◆ **WRITTEN PROBLEM**:
In the entries that follow, the first line to write out is the one containing "Clone this chart in Bokeh.", and the last is the one containing "x_view_max = x_min + (386 - 34) / px_per_unit". Reproduce that stretch exactly, with nothing before or after it.

◆ **RECORDS SHOWN**:
------

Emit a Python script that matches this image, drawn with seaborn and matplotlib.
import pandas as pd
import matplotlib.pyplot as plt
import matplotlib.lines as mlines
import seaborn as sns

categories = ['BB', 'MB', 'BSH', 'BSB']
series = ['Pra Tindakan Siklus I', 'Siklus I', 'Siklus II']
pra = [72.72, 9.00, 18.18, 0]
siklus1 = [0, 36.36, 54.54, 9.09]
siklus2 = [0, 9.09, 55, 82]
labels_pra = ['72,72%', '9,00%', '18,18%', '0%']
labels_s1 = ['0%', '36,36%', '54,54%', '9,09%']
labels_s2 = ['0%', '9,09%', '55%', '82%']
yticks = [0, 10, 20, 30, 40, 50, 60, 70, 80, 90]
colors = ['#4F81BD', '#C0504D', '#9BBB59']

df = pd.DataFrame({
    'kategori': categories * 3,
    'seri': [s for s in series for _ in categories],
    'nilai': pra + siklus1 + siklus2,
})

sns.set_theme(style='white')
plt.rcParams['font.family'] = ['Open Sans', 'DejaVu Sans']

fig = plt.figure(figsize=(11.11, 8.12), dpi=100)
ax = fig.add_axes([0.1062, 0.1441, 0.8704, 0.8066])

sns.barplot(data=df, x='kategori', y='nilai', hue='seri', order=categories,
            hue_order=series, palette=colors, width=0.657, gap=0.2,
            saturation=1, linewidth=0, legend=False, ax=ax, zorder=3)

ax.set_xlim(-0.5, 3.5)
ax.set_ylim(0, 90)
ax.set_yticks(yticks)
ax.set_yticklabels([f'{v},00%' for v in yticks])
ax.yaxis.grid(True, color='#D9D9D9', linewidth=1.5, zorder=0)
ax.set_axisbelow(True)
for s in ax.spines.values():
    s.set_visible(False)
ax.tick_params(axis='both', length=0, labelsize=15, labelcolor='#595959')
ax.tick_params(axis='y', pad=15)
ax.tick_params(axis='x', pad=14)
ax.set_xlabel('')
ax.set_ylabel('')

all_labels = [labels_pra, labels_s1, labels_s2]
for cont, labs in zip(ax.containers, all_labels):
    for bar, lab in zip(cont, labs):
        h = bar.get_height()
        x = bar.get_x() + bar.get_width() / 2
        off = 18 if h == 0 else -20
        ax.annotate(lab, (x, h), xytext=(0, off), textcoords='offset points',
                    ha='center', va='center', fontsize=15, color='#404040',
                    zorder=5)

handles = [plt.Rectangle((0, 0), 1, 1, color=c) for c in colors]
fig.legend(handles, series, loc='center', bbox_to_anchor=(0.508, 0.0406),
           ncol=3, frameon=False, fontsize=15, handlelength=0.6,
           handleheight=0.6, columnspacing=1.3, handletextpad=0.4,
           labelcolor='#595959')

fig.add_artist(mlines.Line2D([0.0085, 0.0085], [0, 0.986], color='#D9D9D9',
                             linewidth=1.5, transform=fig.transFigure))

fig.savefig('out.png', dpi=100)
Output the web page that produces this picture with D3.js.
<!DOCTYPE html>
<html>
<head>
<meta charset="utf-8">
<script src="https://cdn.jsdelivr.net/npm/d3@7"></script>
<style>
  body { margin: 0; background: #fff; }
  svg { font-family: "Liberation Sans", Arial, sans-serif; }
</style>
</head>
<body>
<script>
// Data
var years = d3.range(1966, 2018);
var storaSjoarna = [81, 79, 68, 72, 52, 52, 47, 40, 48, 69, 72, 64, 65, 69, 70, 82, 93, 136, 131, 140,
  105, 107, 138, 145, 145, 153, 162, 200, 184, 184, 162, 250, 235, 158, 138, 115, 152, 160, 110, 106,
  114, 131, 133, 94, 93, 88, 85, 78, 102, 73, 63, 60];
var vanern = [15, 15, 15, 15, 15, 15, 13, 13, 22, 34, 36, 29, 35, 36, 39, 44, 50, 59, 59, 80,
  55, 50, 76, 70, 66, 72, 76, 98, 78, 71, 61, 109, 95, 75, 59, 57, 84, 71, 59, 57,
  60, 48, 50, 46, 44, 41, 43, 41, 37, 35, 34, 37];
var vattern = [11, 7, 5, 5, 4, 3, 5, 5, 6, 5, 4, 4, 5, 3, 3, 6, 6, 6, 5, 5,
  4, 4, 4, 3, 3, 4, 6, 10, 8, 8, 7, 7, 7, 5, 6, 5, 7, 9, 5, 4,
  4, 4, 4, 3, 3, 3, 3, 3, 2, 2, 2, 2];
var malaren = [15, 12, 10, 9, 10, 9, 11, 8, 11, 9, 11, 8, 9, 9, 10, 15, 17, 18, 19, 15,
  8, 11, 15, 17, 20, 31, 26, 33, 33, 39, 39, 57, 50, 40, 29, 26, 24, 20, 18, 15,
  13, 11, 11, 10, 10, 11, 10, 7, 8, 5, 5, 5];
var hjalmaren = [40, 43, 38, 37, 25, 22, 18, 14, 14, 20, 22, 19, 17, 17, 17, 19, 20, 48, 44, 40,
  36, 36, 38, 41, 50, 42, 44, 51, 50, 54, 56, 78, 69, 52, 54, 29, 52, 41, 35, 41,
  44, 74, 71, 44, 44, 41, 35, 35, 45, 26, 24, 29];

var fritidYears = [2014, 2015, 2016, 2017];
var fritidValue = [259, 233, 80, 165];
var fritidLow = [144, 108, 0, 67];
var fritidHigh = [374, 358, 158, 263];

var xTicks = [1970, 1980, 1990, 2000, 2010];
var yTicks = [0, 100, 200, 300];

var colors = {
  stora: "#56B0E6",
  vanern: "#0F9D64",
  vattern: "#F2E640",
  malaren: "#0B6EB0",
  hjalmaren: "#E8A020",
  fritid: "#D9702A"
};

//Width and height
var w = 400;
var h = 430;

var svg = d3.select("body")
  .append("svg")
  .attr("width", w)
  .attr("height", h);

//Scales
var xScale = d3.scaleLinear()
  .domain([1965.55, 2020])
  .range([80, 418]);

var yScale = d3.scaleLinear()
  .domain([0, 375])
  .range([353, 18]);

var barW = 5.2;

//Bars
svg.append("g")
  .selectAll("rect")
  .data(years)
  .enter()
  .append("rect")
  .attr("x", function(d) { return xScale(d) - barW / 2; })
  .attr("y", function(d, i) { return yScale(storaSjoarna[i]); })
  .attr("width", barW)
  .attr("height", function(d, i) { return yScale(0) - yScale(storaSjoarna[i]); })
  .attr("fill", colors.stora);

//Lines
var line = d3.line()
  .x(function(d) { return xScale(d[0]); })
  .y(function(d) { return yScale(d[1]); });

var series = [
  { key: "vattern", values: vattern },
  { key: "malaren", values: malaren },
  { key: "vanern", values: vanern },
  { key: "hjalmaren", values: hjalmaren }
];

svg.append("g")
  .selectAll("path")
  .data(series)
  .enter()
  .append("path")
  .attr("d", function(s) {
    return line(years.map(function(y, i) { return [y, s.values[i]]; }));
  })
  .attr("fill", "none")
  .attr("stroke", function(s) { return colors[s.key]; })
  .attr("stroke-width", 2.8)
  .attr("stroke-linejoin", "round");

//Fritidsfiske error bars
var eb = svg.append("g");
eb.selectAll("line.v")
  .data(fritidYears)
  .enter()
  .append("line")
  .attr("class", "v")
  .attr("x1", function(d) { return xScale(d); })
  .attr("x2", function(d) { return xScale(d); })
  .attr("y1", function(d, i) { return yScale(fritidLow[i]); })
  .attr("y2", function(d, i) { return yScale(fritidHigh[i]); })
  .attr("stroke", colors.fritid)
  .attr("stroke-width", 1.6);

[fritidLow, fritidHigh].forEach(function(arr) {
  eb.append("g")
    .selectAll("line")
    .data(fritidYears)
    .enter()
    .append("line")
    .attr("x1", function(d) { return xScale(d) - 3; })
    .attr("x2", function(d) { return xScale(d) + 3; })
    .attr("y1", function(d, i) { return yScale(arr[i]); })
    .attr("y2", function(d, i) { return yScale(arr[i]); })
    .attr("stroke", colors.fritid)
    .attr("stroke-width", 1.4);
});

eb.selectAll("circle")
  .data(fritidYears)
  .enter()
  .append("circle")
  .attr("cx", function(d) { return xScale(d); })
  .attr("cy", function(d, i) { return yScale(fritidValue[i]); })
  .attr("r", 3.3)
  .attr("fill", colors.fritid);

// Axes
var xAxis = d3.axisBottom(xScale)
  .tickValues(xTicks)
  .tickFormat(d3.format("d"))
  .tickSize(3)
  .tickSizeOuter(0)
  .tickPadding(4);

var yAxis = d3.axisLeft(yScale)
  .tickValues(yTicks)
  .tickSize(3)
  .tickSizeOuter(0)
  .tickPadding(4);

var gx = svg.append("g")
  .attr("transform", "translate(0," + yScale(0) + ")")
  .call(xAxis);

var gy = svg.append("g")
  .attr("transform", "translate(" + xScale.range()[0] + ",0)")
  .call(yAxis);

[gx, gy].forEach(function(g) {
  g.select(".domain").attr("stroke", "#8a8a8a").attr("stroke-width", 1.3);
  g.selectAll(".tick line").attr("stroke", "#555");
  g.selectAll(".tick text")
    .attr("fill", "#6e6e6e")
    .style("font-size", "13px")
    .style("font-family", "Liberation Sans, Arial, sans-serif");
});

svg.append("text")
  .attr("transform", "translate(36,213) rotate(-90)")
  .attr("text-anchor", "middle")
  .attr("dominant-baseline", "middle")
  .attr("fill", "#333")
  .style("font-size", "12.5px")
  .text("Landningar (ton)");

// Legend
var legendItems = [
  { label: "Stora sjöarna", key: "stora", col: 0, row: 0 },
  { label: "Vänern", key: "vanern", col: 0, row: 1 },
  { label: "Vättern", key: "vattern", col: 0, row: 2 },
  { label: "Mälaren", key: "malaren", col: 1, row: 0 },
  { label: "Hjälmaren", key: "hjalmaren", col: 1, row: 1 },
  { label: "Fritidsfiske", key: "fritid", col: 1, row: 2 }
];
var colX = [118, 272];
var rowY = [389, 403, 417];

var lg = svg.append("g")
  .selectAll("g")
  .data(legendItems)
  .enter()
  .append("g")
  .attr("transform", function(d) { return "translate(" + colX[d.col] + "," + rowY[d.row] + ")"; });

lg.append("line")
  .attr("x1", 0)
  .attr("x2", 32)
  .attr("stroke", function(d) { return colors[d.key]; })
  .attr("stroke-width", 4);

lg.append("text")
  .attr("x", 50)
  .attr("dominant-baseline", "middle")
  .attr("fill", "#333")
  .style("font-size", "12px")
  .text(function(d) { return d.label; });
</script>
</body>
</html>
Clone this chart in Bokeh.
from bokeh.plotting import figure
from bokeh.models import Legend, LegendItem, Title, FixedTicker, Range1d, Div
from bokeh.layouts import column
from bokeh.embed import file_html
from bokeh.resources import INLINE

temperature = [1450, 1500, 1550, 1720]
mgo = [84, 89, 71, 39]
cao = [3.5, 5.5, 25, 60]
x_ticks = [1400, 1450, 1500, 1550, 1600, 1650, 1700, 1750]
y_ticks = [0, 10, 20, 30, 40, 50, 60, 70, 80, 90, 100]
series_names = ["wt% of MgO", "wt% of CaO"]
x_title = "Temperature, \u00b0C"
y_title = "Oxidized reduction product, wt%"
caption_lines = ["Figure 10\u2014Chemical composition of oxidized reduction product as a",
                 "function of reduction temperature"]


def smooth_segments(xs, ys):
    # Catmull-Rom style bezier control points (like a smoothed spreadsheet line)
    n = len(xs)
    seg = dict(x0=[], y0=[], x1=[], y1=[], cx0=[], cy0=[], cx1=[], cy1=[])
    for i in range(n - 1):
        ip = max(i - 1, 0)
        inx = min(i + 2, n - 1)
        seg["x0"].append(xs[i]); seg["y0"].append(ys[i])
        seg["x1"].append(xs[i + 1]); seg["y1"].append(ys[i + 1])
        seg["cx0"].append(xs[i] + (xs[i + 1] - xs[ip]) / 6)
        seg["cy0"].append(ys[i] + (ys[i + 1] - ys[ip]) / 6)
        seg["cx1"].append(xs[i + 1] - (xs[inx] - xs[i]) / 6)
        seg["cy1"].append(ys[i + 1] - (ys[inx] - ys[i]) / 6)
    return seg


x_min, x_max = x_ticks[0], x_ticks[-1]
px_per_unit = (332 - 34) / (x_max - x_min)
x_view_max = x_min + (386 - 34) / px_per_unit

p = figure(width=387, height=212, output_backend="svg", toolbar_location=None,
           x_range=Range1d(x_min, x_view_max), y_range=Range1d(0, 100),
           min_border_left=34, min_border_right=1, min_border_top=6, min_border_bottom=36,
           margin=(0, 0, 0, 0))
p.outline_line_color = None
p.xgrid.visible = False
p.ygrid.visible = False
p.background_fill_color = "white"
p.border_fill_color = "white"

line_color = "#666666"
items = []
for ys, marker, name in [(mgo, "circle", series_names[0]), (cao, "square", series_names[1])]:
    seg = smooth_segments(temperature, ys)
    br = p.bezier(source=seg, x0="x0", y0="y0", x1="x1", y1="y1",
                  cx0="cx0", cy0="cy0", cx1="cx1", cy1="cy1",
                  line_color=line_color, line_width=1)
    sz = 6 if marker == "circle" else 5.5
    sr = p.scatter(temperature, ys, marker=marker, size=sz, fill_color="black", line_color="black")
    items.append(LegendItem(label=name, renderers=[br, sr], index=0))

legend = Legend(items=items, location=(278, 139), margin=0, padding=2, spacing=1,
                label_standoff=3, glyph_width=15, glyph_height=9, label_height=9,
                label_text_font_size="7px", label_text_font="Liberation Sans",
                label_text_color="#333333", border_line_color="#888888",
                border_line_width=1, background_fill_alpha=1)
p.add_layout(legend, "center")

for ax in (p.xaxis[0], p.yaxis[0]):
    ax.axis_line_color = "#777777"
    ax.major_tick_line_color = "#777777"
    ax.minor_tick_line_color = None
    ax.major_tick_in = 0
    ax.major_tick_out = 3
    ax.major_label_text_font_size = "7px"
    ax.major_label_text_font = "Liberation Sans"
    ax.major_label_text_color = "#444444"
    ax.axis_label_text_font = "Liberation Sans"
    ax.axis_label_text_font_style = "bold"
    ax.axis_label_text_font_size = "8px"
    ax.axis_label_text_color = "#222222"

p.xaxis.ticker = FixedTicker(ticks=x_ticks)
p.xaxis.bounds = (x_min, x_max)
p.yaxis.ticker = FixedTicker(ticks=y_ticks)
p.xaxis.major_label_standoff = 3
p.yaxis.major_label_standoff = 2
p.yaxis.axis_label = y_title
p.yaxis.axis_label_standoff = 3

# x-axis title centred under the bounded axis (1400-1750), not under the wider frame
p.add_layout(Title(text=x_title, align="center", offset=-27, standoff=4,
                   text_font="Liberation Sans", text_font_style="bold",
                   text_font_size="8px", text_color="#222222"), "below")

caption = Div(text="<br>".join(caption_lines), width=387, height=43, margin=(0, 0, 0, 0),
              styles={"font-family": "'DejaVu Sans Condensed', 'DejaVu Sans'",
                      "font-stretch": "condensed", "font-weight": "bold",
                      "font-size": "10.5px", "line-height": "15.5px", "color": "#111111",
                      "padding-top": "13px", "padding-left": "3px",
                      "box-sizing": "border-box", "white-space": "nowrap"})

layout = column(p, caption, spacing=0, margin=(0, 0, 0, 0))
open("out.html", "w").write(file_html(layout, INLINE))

------

◆ **FULL ANSWER**:
Clone this chart in Bokeh.
from bokeh.plotting import figure
from bokeh.models import Legend, LegendItem, Title, FixedTicker, Range1d, Div
from bokeh.layouts import column
from bokeh.embed import file_html
from bokeh.resources import INLINE

temperature = [1450, 1500, 1550, 1720]
mgo = [84, 89, 71, 39]
cao = [3.5, 5.5, 25, 60]
x_ticks = [1400, 1450, 1500, 1550, 1600, 1650, 1700, 1750]
y_ticks = [0, 10, 20, 30, 40, 50, 60, 70, 80, 90, 100]
series_names = ["wt% of MgO", "wt% of CaO"]
x_title = "Temperature, \u00b0C"
y_title = "Oxidized reduction product, wt%"
caption_lines = ["Figure 10\u2014Chemical composition of oxidized reduction product as a",
                 "function of reduction temperature"]


def smooth_segments(xs, ys):
    # Catmull-Rom style bezier control points (like a smoothed spreadsheet line)
    n = len(xs)
    seg = dict(x0=[], y0=[], x1=[], y1=[], cx0=[], cy0=[], cx1=[], cy1=[])
    for i in range(n - 1):
        ip = max(i - 1, 0)
        inx = min(i + 2, n - 1)
        seg["x0"].append(xs[i]); seg["y0"].append(ys[i])
        seg["x1"].append(xs[i + 1]); seg["y1"].append(ys[i + 1])
        seg["cx0"].append(xs[i] + (xs[i + 1] - xs[ip]) / 6)
        seg["cy0"].append(ys[i] + (ys[i + 1] - ys[ip]) / 6)
        seg["cx1"].append(xs[i + 1] - (xs[inx] - xs[i]) / 6)
        seg["cy1"].append(ys[i + 1] - (ys[inx] - ys[i]) / 6)
    return seg


x_min, x_max = x_ticks[0], x_ticks[-1]
px_per_unit = (332 - 34) / (x_max - x_min)
x_view_max = x_min + (386 - 34) / px_per_unit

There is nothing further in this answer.